The physical structure of the cellulose substrate determines the "dot gain" and edge acuity of printed images. In photogravure and high-end intaglio processes, the capillary action of the paper fibers must be carefully balanced. If the paper is too absorbent, the ink spreads, resulting in a loss of definition. If it is too resistant, the ink sits on the surface and is prone to abrasion. The meticulous calibration of pressure and temperature during the transfer process ensures that the rag paper reaches its plastic limit, allowing it to conform to the etched zinc or copper master plate. This mechanical interaction is what creates the "tactile" quality of historical visual narratives, a characteristic that is absent in digital or surface-coated modern media.
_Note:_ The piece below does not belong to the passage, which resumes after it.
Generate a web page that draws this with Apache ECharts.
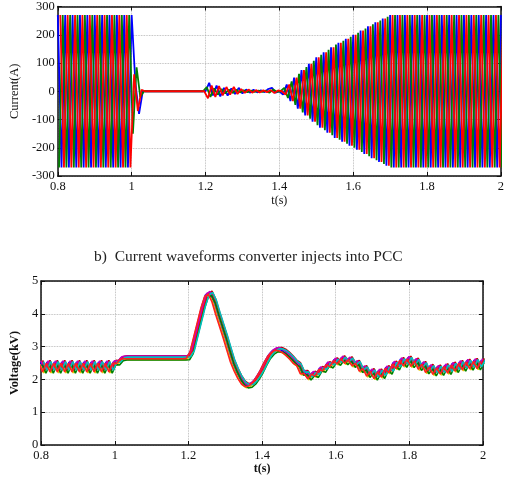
<!DOCTYPE html>
<html>
<head>
<meta charset="utf-8">
<script src="https://cdn.jsdelivr.net/npm/echarts@6/dist/echarts.min.js"></script>
<style>
  html, body { margin: 0; padding: 0; background: #fff; }
  #chart { width: 507px; height: 484px; }
</style>
</head>
<body>
<div id="chart"></div>
<script>
// sampling of the waveforms: one value every 10 ms from 0.8 s
const t0 = 0.8;
const tStep = 0.01;

// converter currents (A), value at each half-cycle peak
const phaseA = [270,-270,270,-270,270,-270,270,-270,270,-270,270,-270,270,-270,270,-270,270,-270,270,-270,270,
  30,-80,
  0,0,0,0,0,0,0,0,0,0,0,0,0,0,0,0,0,
  0,30,-15,20,-18,12,-15,10,-10,12,-8,6,-5,5,-4,3,-3,8,12,-5,
  0,-12,24,-35,48,-62,75,-86,97,-108,120,-129,138,-147,156,-165,172,-179,186,-193,200,-207,215,-222,230,-237,244,-250,257,-264,270,
  -270,270,-270,270,-270,270,-270,270,-270,270,-270,270,-270,270,-270,270,-270,270,-270,270,-270,270,-270,270,-270,270,-270,270,-270,270];
const phaseB = [270,-270,270,-270,270,-270,270,-270,270,-270,270,-270,270,-270,270,-270,270,-270,270,-270,
  60,-70,5,
  0,0,0,0,0,0,0,0,0,0,0,0,0,0,0,0,0,
  -25,20,-20,18,-15,15,-12,15,-10,8,-6,6,-5,4,-4,3,-3,4,-6,3,
  0,-12,24,-35,48,-62,75,-86,97,-108,120,-129,138,-147,156,-165,172,-179,186,-193,200,-207,215,-222,230,-237,244,-250,257,-264,270,
  -270,270,-270,270,-270,270,-270,270,-270,270,-270,270,-270,270,-270,270,-270,270,-270,270,-270,270,-270,270,-270,270,-270,270,-270,270];
const phaseC = [-270,270,-270,270,-270,270,-270,270,-270,270,-270,270,-270,270,-270,270,-270,270,-270,270,
  -150,85,-20,
  0,0,0,0,0,0,0,0,0,0,0,0,0,0,0,0,0,
  15,-20,10,-12,8,-8,6,-6,5,-4,3,-3,2,-2,2,-2,2,-5,6,-2,
  0,12,-24,35,-48,62,-75,86,-97,108,-120,129,-138,147,-156,165,-172,179,-186,193,-200,207,-215,222,-230,237,-244,250,-257,264,-270,
  270,-270,270,-270,270,-270,270,-270,270,-270,270,-270,270,-270,270,-270,270,-270,270,-270,270,-270,270,-270,270,-270,270,-270,270,-270];
const phaseNames = ['ia', 'ib', 'ic'];
const phaseColors = ['#0000ff', '#ff0000', '#008000'];
const phaseLag = [0, 0.00667, 0.00333]; // s, 120 degree shift

// PCC voltage (kV)
const voltage = [2.51,2.25,2.51,2.25,2.51,2.25,2.51,2.25,2.51,2.25,2.51,2.25,2.51,2.25,2.51,2.25,2.51,2.25,2.51,2.25,2.51,
  2.5,2.63,
  2.65,2.65,2.65,2.65,2.65,2.65,2.65,2.65,2.65,2.65,2.65,2.65,2.65,2.65,2.65,2.65,2.65,
  2.66,2.85,3.3,3.75,4.2,4.55,4.62,4.38,4.0,3.65,3.3,2.92,2.55,2.28,2.05,1.88,1.8,1.82,1.92,2.08,
  2.27,2.5,2.7,2.83,2.9,2.9,2.85,2.76,2.65,2.52,
  2.44,2.19,2.20,2.04,2.18,2.12,2.32,2.28,2.47,2.41,2.59,2.49,2.65,2.51,2.62,2.43,2.51,2.27,2.35,2.12,
  2.26,2.04,2.25,2.09,2.35,2.22,2.49,2.35,2.60,2.43,2.64,2.42,2.58,2.33,2.48,2.23,2.39,2.17,2.37,2.18,
  2.41,2.21,2.46,2.27,2.51,2.31,2.55,2.34,2.57,2.35,2.57];
const voltColors = ['#c00000', '#0000ff', '#e6c800', '#ff0000', '#bf00bf', '#008000', '#00bfbf', '#ff2020'];
const voltShift = [0.07, 0.02, -0.05, 0.04, 0.06, -0.06, 0.03, -0.02];
const voltLag = [0.004, -0.004, -0.003, 0.001, -0.001, 0.003, 0.006, -0.006];

const xTicks = { min: 0.8, max: 2, interval: 0.2 };
const currentTicks = { min: -300, max: 300, interval: 100 };
const voltTicks = { min: 0, max: 5, interval: 1 };

const serif = 'Liberation Serif';
const ink = '#111';

function boxX(grid, name, nameGap, bold) {
  return [{
    type: 'value', gridIndex: grid, position: 'bottom', ...xTicks,
    name: name, nameLocation: 'middle', nameGap: nameGap,
    nameTextStyle: { fontFamily: serif, fontSize: 12, fontWeight: bold ? 'bold' : 'normal', color: ink },
    axisLine: { onZero: false, lineStyle: { color: ink, width: 1.5 } },
    axisTick: { inside: true, length: 4, lineStyle: { color: ink } },
    axisLabel: { margin: 4, fontFamily: serif, fontSize: 12.5, color: ink, formatter: v => String(+v.toFixed(1)) },
    splitLine: { show: true, lineStyle: { type: 'dotted', color: '#aaa', width: 0.8 } }
  }, {
    type: 'value', gridIndex: grid, position: 'top', ...xTicks,
    axisLine: { onZero: false, lineStyle: { color: ink, width: 1.5 } },
    axisTick: { inside: true, length: 4, lineStyle: { color: ink } },
    axisLabel: { show: false },
    splitLine: { show: false }
  }];
}

function boxY(grid, ticks, name, nameGap, bold) {
  return [{
    type: 'value', gridIndex: grid, position: 'left', ...ticks,
    name: name, nameLocation: 'middle', nameGap: nameGap, nameRotate: 90,
    nameTextStyle: { fontFamily: serif, fontSize: 12.5, fontWeight: bold ? 'bold' : 'normal', color: ink },
    axisLine: { onZero: false, lineStyle: { color: ink, width: 1.5 } },
    axisTick: { inside: true, length: 4, lineStyle: { color: ink } },
    axisLabel: { margin: 3, fontFamily: serif, fontSize: 12.5, color: ink },
    splitLine: { show: true, lineStyle: { type: 'dotted', color: '#aaa', width: 0.8 } }
  }, {
    type: 'value', gridIndex: grid, position: 'right', ...ticks,
    axisLine: { onZero: false, lineStyle: { color: ink, width: 1.5 } },
    axisTick: { inside: true, length: 4, lineStyle: { color: ink } },
    axisLabel: { show: false },
    splitLine: { show: false }
  }];
}

const currentSeries = [phaseA, phaseB, phaseC].map((vals, p) => ({
  name: phaseNames[p],
  type: 'line',
  xAxisIndex: 0, yAxisIndex: 0,
  showSymbol: false,
  color: phaseColors[p],
  lineStyle: { width: 1.8 },
  data: vals.map((v, i) => [t0 + i * tStep + phaseLag[p], v])
}));
// red drawn on top, as in the figure
const currentOrder = [currentSeries[0], currentSeries[2], currentSeries[1]];

const voltSeries = voltColors.map((c, k) => ({
  type: 'line',
  xAxisIndex: 2, yAxisIndex: 2,
  showSymbol: false,
  color: c,
  lineStyle: { width: 1.6 },
  data: voltage.map((v, i) => [t0 + i * tStep + voltLag[k], v + voltShift[k]])
}));

const chart = echarts.init(document.getElementById('chart'));
chart.setOption({
  animation: false,
  backgroundColor: '#fff',
  title: {
    text: 'b)  Current waveforms converter injects into PCC',
    left: 89, top: 244,
    textStyle: { fontFamily: serif, fontSize: 15.5, fontWeight: 'normal', color: '#222' }
  },
  grid: [
    { left: 46, top: 5, width: 459, height: 171 },
    { left: 36, top: 281, width: 447, height: 164 }
  ],
  xAxis: [...boxX(0, 't(s)', 19, false), ...boxX(1, 't(s)', 16, true)],
  yAxis: [...boxY(0, currentTicks, 'Current(A)', 30, false), ...boxY(1, voltTicks, 'Voltage(kV)', 12, true)],
  series: [...currentOrder, ...voltSeries]
});
</script>
</body>
</html>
Mitigating Chromogenic Degradation

Sensitized organic pigments and early color processes are particularly vulnerable to chromogenic degradation, where the chemical bonds of the dye molecules are broken by UV radiation or acidic environments. Research into the material science of paper has shown that lignin-free substrates, when combined with proper buffering, provide a stable micro-environment that slows these oxidative processes. By evaluating the efficacy of different buffering agents, conservators can develop specialized storage solutions, such as deacidification sprays or interleaved alkaline tissues, to stabilize historical artifacts that were originally produced on inferior wood-pulp supports.

The transition from rag to wood pulp was an economic triumph but a conservation disaster, necessitating a retrospective application of material science to save the visual history of the industrial age.

Summary of Technical Requirements

1. Fiber Selection:Use of long-staple cotton or linen to ensure mechanical durability.
2. Chemical Purity:Elimination of lignin and hemicelluloses to prevent auto-oxidation.
3. Sizing Control:Application of non-acidic sizing to regulate silver halide penetration.
4. Buffering:Inclusion of an alkaline reserve to counteract atmospheric pollutants.
5. Environmental Control:Maintenance of stable humidity and temperature to prevent the acceleration of hydrolysis.